A man and a woman carry out a ritual in the hope that she will be able to speak with her deceased son.
From the above synopsis you may believe that you’ve been there, you’ve seen that and you’ve got the damn t-shirt. However, A Dark Song is unlike any ritualistic horror film you’ve ever seen and embodies a stunning level of confidence and courage as it presents a bold, unforgettable and eerie journey into the occult. This is not a simple film about a Ouija board or a tale about broken families and dead children, this is more than that and it is astounding. A Dark Song is a breath of fresh air in a sub-genre of horror dominated by grieving parents making stupid mistakes and teenagers contacting the dead for a Friday night giggle. This is a light at the end of a dark tunnel filled with predictability and tedium, a promise that contacting the dead can be surprising and courageous, rather than dull and stupid. Held together by two breath-taking performances from Catherine Walker and Steve Oram, A Dark Song is intricate and minimal on the outside, but bursting with refreshing and brave ideas on the inside.
The majority of the film follows Sophia (Walker) and Joseph (Oram) as they carry out a complicated ritual inside a large, empty house where, in the end, they should be greeted by an angel that will grant them both one thing they desire. This concept alone is a bold one as it is and paves the way for a few spectacular scenes of beauty and otherworldliness. Of course, these scenes of wonder are coupled with those that are more terrifying, because when you’re venturing into a world of angels, you have to cross paths with a few demons. Despite their horror, the scenes of misery are, too, captured beautifully. A Dark Song lives up to its name, becoming a gorgeous lullaby of cinematography interlaced with an eerie atmosphere dripping with dread.

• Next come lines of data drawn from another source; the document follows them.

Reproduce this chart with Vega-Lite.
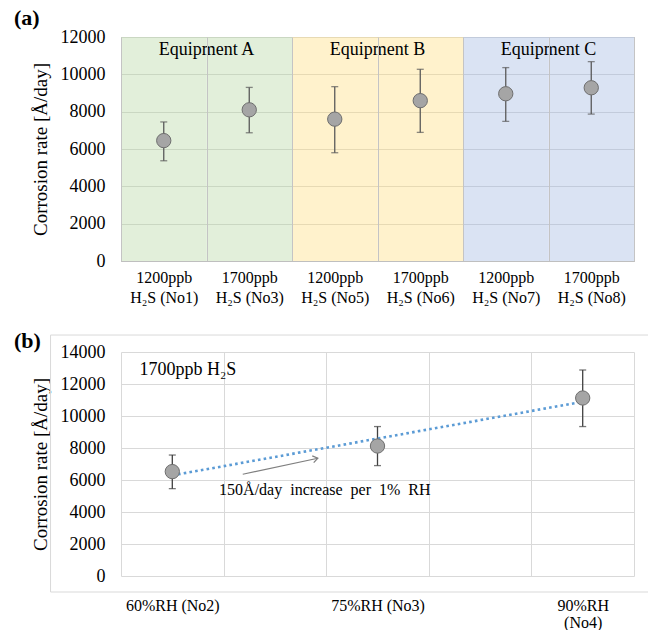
{
  "$schema": "https://vega.github.io/schema/vega-lite/v6.json",
  "padding": {"left": 13, "top": 6, "right": 0, "bottom": 0},
  "background": "white",
  "config": {
    "font": "Liberation Serif",
    "view": {"stroke": null},
    "axis": {"labelFont": "Liberation Serif", "labelColor": "#000", "titleFont": "Liberation Serif", "titleColor": "#000", "titleFontWeight": "normal", "ticks": false, "gridColor": "#d9d9d9", "gridWidth": 1},
    "axisY": {"labelFontSize": 18, "labelPadding": 16, "titleFontSize": 19, "titlePadding": 10, "domain": false, "grid": true, "format": "d", "labelOverlap": false},
    "title": {"font": "Liberation Serif", "fontWeight": "bold", "fontSize": 22, "anchor": "start", "frame": "group", "color": "#000", "offset": 0}
  },
  "datasets": {
    "a": [
      {"cat": "1200ppb|H₂S (No1)", "equip": "A", "val": 6450, "lo": 5370, "hi": 7450},
      {"cat": "1700ppb|H₂S (No3)", "equip": "A", "val": 8100, "lo": 6870, "hi": 9300},
      {"cat": "1200ppb|H₂S (No5)", "equip": "B", "val": 7600, "lo": 5800, "hi": 9340},
      {"cat": "1700ppb|H₂S (No6)", "equip": "B", "val": 8590, "lo": 6890, "hi": 10270},
      {"cat": "1200ppb|H₂S (No7)", "equip": "C", "val": 8960, "lo": 7480, "hi": 10360},
      {"cat": "1700ppb|H₂S (No8)", "equip": "C", "val": 9280, "lo": 7870, "hi": 10680}
    ],
    "b": [
      {"rh": 60, "val": 6525, "lo": 5460, "hi": 7560},
      {"rh": 75, "val": 8125, "lo": 6900, "hi": 9340},
      {"rh": 90, "val": 11125, "lo": 9340, "hi": 12875}
    ],
    "trend": [
      {"rh": 60, "val": 6290},
      {"rh": 90, "val": 10890}
    ]
  },
  "spacing": 91,
  "bounds": "flush",
  "vconcat": [
    {
      "width": 513,
      "height": 224,
      "title": {"text": "(a)", "dx": -107, "dy": 6},
      "view": {"stroke": "#b4b4b4"},
      "data": {"name": "a"},
      "encoding": {
        "x": {
          "field": "cat", "type": "nominal", "title": null,
          "scale": {"domain": ["1200ppb|H₂S (No1)", "1700ppb|H₂S (No3)", "1200ppb|H₂S (No5)", "1700ppb|H₂S (No6)", "1200ppb|H₂S (No7)", "1700ppb|H₂S (No8)"], "paddingInner": 0, "paddingOuter": 0},
          "axis": {"tickBand": "extent", "grid": true, "gridColor": "#c4c4c4", "domain": true, "domainColor": "#bfbfbf", "labelAngle": 0, "labelFontSize": 16, "labelPadding": 8, "labelLineHeight": 20, "labelExpr": "datum.value ? split(datum.value, '|') : ''"}
        }
      },
      "layer": [
        {
          "mark": {"type": "rect", "opacity": 0.6},
          "encoding": {
            "y": {"datum": 0, "type": "quantitative", "scale": {"domain": [0, 12000], "nice": false}, "title": "Corrosion rate [Å/day]", "axis": {"values": [0, 2000, 4000, 6000, 8000, 10000, 12000], "gridColor": "#c4c4c4"}},
            "y2": {"datum": 12000},
            "fill": {"field": "equip", "type": "nominal", "scale": {"domain": ["A", "B", "C"], "range": ["#cfe4c1", "#ffe9aa", "#c1d0eb"]}, "legend": null}
          }
        },
        {
          "mark": {"type": "rule", "color": "#5a5a5a", "strokeWidth": 1.3},
          "encoding": {"y": {"field": "lo", "type": "quantitative", "title": "Corrosion rate [Å/day]", "axis": {"values": [0, 2000, 4000, 6000, 8000, 10000, 12000], "gridColor": "#c4c4c4"}}, "y2": {"field": "hi"}}
        },
        {
          "mark": {"type": "tick", "orient": "horizontal", "size": 7, "thickness": 1.3, "color": "#5a5a5a"},
          "encoding": {"y": {"field": "lo", "type": "quantitative", "title": "Corrosion rate [Å/day]", "axis": {"values": [0, 2000, 4000, 6000, 8000, 10000, 12000], "gridColor": "#c4c4c4"}}}
        },
        {
          "mark": {"type": "tick", "orient": "horizontal", "size": 7, "thickness": 1.3, "color": "#5a5a5a"},
          "encoding": {"y": {"field": "hi", "type": "quantitative", "title": "Corrosion rate [Å/day]", "axis": {"values": [0, 2000, 4000, 6000, 8000, 10000, 12000], "gridColor": "#c4c4c4"}}}
        },
        {
          "mark": {"type": "point", "filled": true, "size": 205, "fill": "#a5a5a5", "stroke": "#6e6e6e", "strokeWidth": 1, "opacity": 1},
          "encoding": {"y": {"field": "val", "type": "quantitative", "title": "Corrosion rate [Å/day]", "axis": {"values": [0, 2000, 4000, 6000, 8000, 10000, 12000], "gridColor": "#c4c4c4"}}}
        },
        {
          "data": {"values": [
            {"label": "Equipment A", "cat": "1200ppb|H₂S (No1)"},
            {"label": "Equipment B", "cat": "1200ppb|H₂S (No5)"},
            {"label": "Equipment C", "cat": "1200ppb|H₂S (No7)"}
          ]},
          "mark": {"type": "text", "fontSize": 18, "font": "Liberation Serif", "baseline": "middle", "align": "center", "color": "#000"},
          "encoding": {
            "x": {"field": "cat", "type": "nominal", "bandPosition": 1},
            "y": {"datum": 11300, "type": "quantitative", "title": "Corrosion rate [Å/day]", "axis": {"values": [0, 2000, 4000, 6000, 8000, 10000, 12000], "gridColor": "#c4c4c4"}},
            "text": {"field": "label"}
          }
        }
      ]
    },
    {
      "width": 513,
      "height": 224,
      "title": {"text": "(b)", "dx": -107, "dy": 22},
      "data": {"name": "b"},
      "encoding": {
        "x": {
          "field": "rh", "type": "quantitative", "title": null,
          "scale": {"domain": [56.25, 93.75], "nice": false, "zero": false},
          "axis": {
            "values": [56.25, 60, 63.75, 71.25, 75, 78.75, 86.25, 90, 93.75],
            "grid": true,
            "gridOpacity": {"condition": {"test": "datum.value == 60 || datum.value == 75 || datum.value == 90", "value": 0}, "value": 1},
            "domain": false,
            "labelFontSize": 16, "labelPadding": 21, "labelLineHeight": 17, "labelOverlap": false, "labelFlush": false, "labelAngle": 0,
            "labelExpr": "datum.value == 60 ? '60%RH (No2)' : datum.value == 75 ? '75%RH (No3)' : datum.value == 90 ? ['90%RH', '(No4)'] : ''"
          }
        }
      },
      "layer": [
        {
          "data": {"values": [{"rh": 51.1, "rh2": 94.9}]},
          "mark": {"type": "rect", "fill": "white", "fillOpacity": 0, "stroke": "#d9d9d9", "strokeWidth": 1, "clip": false},
          "encoding": {
            "x2": {"field": "rh2"},
            "y": {"datum": 15060, "type": "quantitative", "title": "Corrosion rate [Å/day]", "axis": {"values": [0, 2000, 4000, 6000, 8000, 10000, 12000, 14000]}},
            "y2": {"datum": -1000}
          }
        },
        {
          "mark": {"type": "rule", "color": "#404040", "strokeWidth": 1.3},
          "encoding": {
            "y": {"field": "lo", "type": "quantitative", "title": "Corrosion rate [Å/day]", "scale": {"domain": [0, 14000], "nice": false}, "axis": {"values": [0, 2000, 4000, 6000, 8000, 10000, 12000, 14000]}},
            "y2": {"field": "hi"}
          }
        },
        {
          "mark": {"type": "tick", "orient": "horizontal", "size": 7, "thickness": 1.3, "color": "#404040"},
          "encoding": {"y": {"field": "lo", "type": "quantitative", "title": "Corrosion rate [Å/day]", "axis": {"values": [0, 2000, 4000, 6000, 8000, 10000, 12000, 14000]}}}
        },
        {
          "mark": {"type": "tick", "orient": "horizontal", "size": 7, "thickness": 1.3, "color": "#404040"},
          "encoding": {"y": {"field": "hi", "type": "quantitative", "title": "Corrosion rate [Å/day]", "axis": {"values": [0, 2000, 4000, 6000, 8000, 10000, 12000, 14000]}}}
        },
        {
          "data": {"name": "trend"},
          "mark": {"type": "line", "color": "#5b9bd5", "strokeWidth": 2.6, "strokeDash": [2.6, 3.2]},
          "encoding": {"y": {"field": "val", "type": "quantitative", "title": "Corrosion rate [Å/day]", "axis": {"values": [0, 2000, 4000, 6000, 8000, 10000, 12000, 14000]}}}
        },
        {
          "mark": {"type": "point", "filled": true, "size": 205, "fill": "#a5a5a5", "stroke": "#6e6e6e", "strokeWidth": 1, "opacity": 1},
          "encoding": {"y": {"field": "val", "type": "quantitative", "title": "Corrosion rate [Å/day]", "axis": {"values": [0, 2000, 4000, 6000, 8000, 10000, 12000, 14000]}}}
        },
        {
          "data": {"values": [{"label": "1700ppb H₂S", "rh": 57.6}]},
          "mark": {"type": "text", "fontSize": 18, "font": "Liberation Serif", "align": "left", "baseline": "middle", "color": "#000"},
          "encoding": {"y": {"datum": 12875, "type": "quantitative", "title": "Corrosion rate [Å/day]", "axis": {"values": [0, 2000, 4000, 6000, 8000, 10000, 12000, 14000]}}, "text": {"field": "label"}}
        },
        {
          "data": {"values": [{"label": "150Å/day\u00a0 increase\u00a0 per\u00a0 1%\u00a0 RH", "rh": 71.15}]},
          "mark": {"type": "text", "fontSize": 16, "font": "Liberation Serif", "align": "center", "baseline": "middle", "color": "#000"},
          "encoding": {"y": {"datum": 5356, "type": "quantitative", "title": "Corrosion rate [Å/day]", "axis": {"values": [0, 2000, 4000, 6000, 8000, 10000, 12000, 14000]}}, "text": {"field": "label"}}
        },
        {
          "data": {"values": [{"rh": 65.15, "rh2": 70.64}]},
          "mark": {"type": "rule", "color": "#7f7f7f", "strokeWidth": 1.2},
          "encoding": {"x2": {"field": "rh2"}, "y": {"datum": 6360, "type": "quantitative", "title": "Corrosion rate [Å/day]", "axis": {"values": [0, 2000, 4000, 6000, 8000, 10000, 12000, 14000]}}, "y2": {"datum": 7360}}
        },
        {
          "data": {"values": [{"rh": 70.64}]},
          "mark": {"type": "point", "shape": "M-1,-0.7L0,0L-1,0.7", "filled": false, "stroke": "#7f7f7f", "strokeWidth": 1.2, "size": 100, "angle": 348, "opacity": 1},
          "encoding": {"y": {"datum": 7360, "type": "quantitative", "title": "Corrosion rate [Å/day]", "axis": {"values": [0, 2000, 4000, 6000, 8000, 10000, 12000, 14000]}}}
        }
      ]
    }
  ]
}
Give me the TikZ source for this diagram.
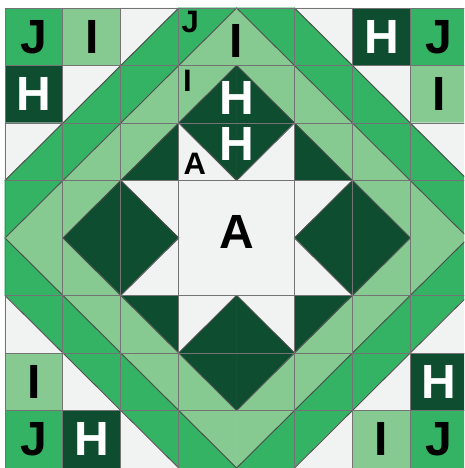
\documentclass[tikz,border=0pt]{standalone}
\usepackage{fontspec}
\setmainfont{Liberation Sans}
\usetikzlibrary{positioning}

\definecolor{qdark}{HTML}{0E4D2F}
\definecolor{qmid}{HTML}{35B364}
\definecolor{qlight}{HTML}{86CA92}
\definecolor{qwhite}{HTML}{F1F3F2}

\begin{document}
\begin{tikzpicture}[
  x=57.9pt,
  y=57.5pt,
  patch/.style={
    line width=0.5pt,
    fill=#1,
    draw=#1
  },
  seam/.style={
    line width=0.9pt,
    draw=black!55
  },
  cut/.style={
    line width=0.9pt,
    draw=black!70
  },
  big letter/.style={
    inner sep=0pt,
    font=\fontsize{48}{48}\selectfont\bfseries
  },
  small letter/.style={
    inner sep=0pt,
    font=\fontsize{31}{31}\selectfont\bfseries
  }
]

\useasboundingbox (-5pt,0pt) rectangle (459pt,468pt);
\clip (-5pt,0pt) rectangle (459pt,468pt);
\fill[white] (-5pt,0pt) rectangle (459pt,468pt);

% plain squares
\foreach \c/\r/\col in {0/7/qmid, 1/7/qlight, 6/7/qdark, 7/7/qmid,
                        0/6/qdark, 7/6/qlight, 0/1/qlight, 7/1/qdark,
                        0/0/qmid, 1/0/qdark, 6/0/qlight, 7/0/qmid}
  \path[patch=\col] (\c,\r) rectangle ++(1,1);
\path[patch=qwhite] (3,3) rectangle (5,5);

% half squares cut from bottom left to top right
\foreach \c/\r/\ul/\lr in {
    2/7/qwhite/qmid, 3/7/qmid/qlight,
    1/6/qwhite/qmid, 2/6/qmid/qlight, 3/6/qlight/qdark,
    0/5/qwhite/qmid, 1/5/qmid/qlight, 2/5/qlight/qdark, 4/5/qdark/qwhite,
    0/4/qmid/qlight, 1/4/qlight/qdark, 5/4/qwhite/qdark,
    2/3/qdark/qwhite, 6/3/qdark/qlight, 7/3/qlight/qmid,
    3/2/qwhite/qdark, 5/2/qdark/qlight, 6/2/qlight/qmid, 7/2/qmid/qwhite,
    4/1/qdark/qlight, 5/1/qlight/qmid, 6/1/qmid/qwhite,
    4/0/qlight/qmid, 5/0/qmid/qwhite} {
  \path[patch=\ul] (\c,\r) -- (\c,\r+1) -- (\c+1,\r+1) -- cycle;
  \path[patch=\lr] (\c,\r) -- (\c+1,\r) -- (\c+1,\r+1) -- cycle;
}

% half squares cut from top left to bottom right
\foreach \c/\r/\ur/\ll in {
    4/7/qmid/qlight, 5/7/qwhite/qmid,
    4/6/qlight/qdark, 5/6/qmid/qlight, 6/6/qwhite/qmid,
    3/5/qdark/qwhite, 5/5/qlight/qdark, 6/5/qmid/qlight, 7/5/qwhite/qmid,
    2/4/qwhite/qdark, 6/4/qlight/qdark, 7/4/qmid/qlight,
    0/3/qlight/qmid, 1/3/qdark/qlight, 5/3/qdark/qwhite,
    0/2/qmid/qwhite, 1/2/qlight/qmid, 2/2/qdark/qlight, 4/2/qwhite/qdark,
    1/1/qmid/qwhite, 2/1/qlight/qmid, 3/1/qdark/qlight,
    2/0/qmid/qwhite, 3/0/qlight/qmid} {
  \path[patch=\ur] (\c,\r+1) -- (\c+1,\r+1) -- (\c+1,\r) -- cycle;
  \path[patch=\ll] (\c,\r+1) -- (\c,\r) -- (\c+1,\r) -- cycle;
}

% diagonal cuts
\foreach \c/\r in {2/7, 3/7, 1/6, 2/6, 3/6, 0/5, 1/5, 2/5, 4/5, 0/4, 1/4, 5/4,
                   2/3, 6/3, 7/3, 3/2, 5/2, 6/2, 7/2, 4/1, 5/1, 6/1, 4/0, 5/0}
  \draw[cut] (\c,\r) -- (\c+1,\r+1);
\foreach \c/\r in {4/7, 5/7, 4/6, 5/6, 6/6, 3/5, 5/5, 6/5, 7/5, 2/4, 6/4, 7/4,
                   0/3, 1/3, 5/3, 0/2, 1/2, 2/2, 4/2, 1/1, 2/1, 3/1, 2/0, 3/0}
  \draw[cut] (\c,\r+1) -- (\c+1,\r);

% seams
\foreach \i in {0,1,2,3,5,6,7,8} {
  \draw[seam] (\i,0) -- (\i,8);
  \draw[seam] (0,\i) -- (8,\i);
}

% corner letters
\node[big letter] (j nw) at (0.5,7.5) {J};
\node[big letter] (i nw) at (1.5,7.5) {I};
\node[big letter, text=white] (h nw) at (0.5,6.5) {H};
\node[big letter, text=white] (h ne) at (6.5,7.5) {H};
\node[big letter] (j ne) at (7.5,7.5) {J};
\node[big letter] (i ne) at (7.5,6.5) {I};
\node[big letter] (i sw) at (0.5,1.5) {I};
\node[big letter] (j sw) at (0.5,0.5) {J};
\node[big letter, text=white] (h sw) at (1.5,0.5) {H};
\node[big letter, text=white] (h se) at (7.5,1.5) {H};
\node[big letter] (i se) at (6.5,0.5) {I};
\node[big letter] (j se) at (7.5,0.5) {J};

% middle letters
\node[big letter] (i top) at (4,7.42) {I};
\node[small letter] (j small) at (3.2,7.75) {J};
\node[small letter] (i small) at (3.15,6.73) {I};
\node[big letter, text=white] (h upper) at (4,6.43) {H};
\node[big letter, text=white] (h lower) at (4,5.64) {H};
\node[small letter] (a small) at (3.28,5.29) {A};
\node[big letter] (a centre) at (4,4.1) {A};

\end{tikzpicture}
\end{document}
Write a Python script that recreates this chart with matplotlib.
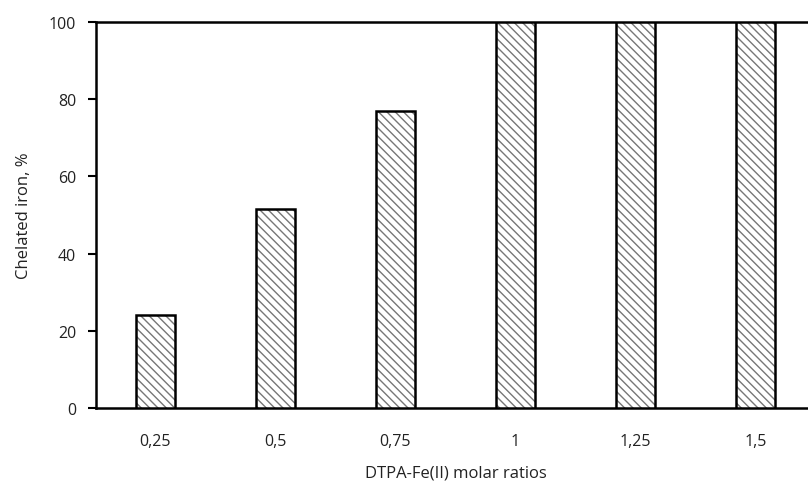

The boldness of A Dark Song’s potential promise of an angelic finale is enough to maintain your interest until the end. It also allows you to believe in Joseph’s unbelievable tasks for Sophia; she’s going to meet an angel for goodness sake, yes she can do without a bit of sleep. We know that Sophia wants to speak to her deceased son, but Joseph’s want is a mystery. He is an occultist that has carried out successful rituals like this before; he guides Sophia round the house, where every room is marked with various symbols and the idea of venturing into five circles is the key to the ritual’s success. It is mandatory for Sophia to be as pure as possible, so she must also refrain from sex, food and water prior to the ritual and various times throughout. The ritual takes many months and at no point can either venture from the house; not for food or emergencies, for fear that they will be trapped in the house forever. It’s complicated and utterly mad, but entirely enthralling thanks to the film’s confidence in its execution.
The script is woven perfectly for Oram and Walker to portray their contrasting characters. Sophia is a middle-class, uptight woman who is desperate to speak to her son and willing to do anything – and spend £80,000 – to do so. She becomes frustrated when after many weeks there is no sign of success and no proof that the ritual is working, taking her anger out on Joseph who, quite frankly takes none of it. Joseph is a bit of a bastard. The complete opposite of how you’d traditionally picture an occultist; he’s a brash bully, forcing Sophia to do unthinkable things with the promise that her son will be at the end of it. He smashes plates in anger and calls Sophia every name under the sun, but there’s no denying his intelligence and familiarity with demons, gods and angels. The relationship between these two people holds the film together and persuades the audience of the reality that lies within this unreal chain of events. Walker wonderfully channels a mother’s desperation and longing to create a character that is easy to empathise with and Oram’s Joseph fast becomes a welcome splinter in her depression, ironically bringing her down to earth when all he means to do is persuade her of otherworldly potentials. Never has it been so easy to believe in angels and demons than here.
To speak much more about A Dark Song would be a crime, because it’s best going in knowing you’re going to be greeted by something special and nothing more. It’s stunning and astounding, equally as terrifying as it is beautiful as it manages to walk the tight rope between horror and grace so elegantly and confidently. A true gem and a must-watch, A Dark Song is a remarkable horror film.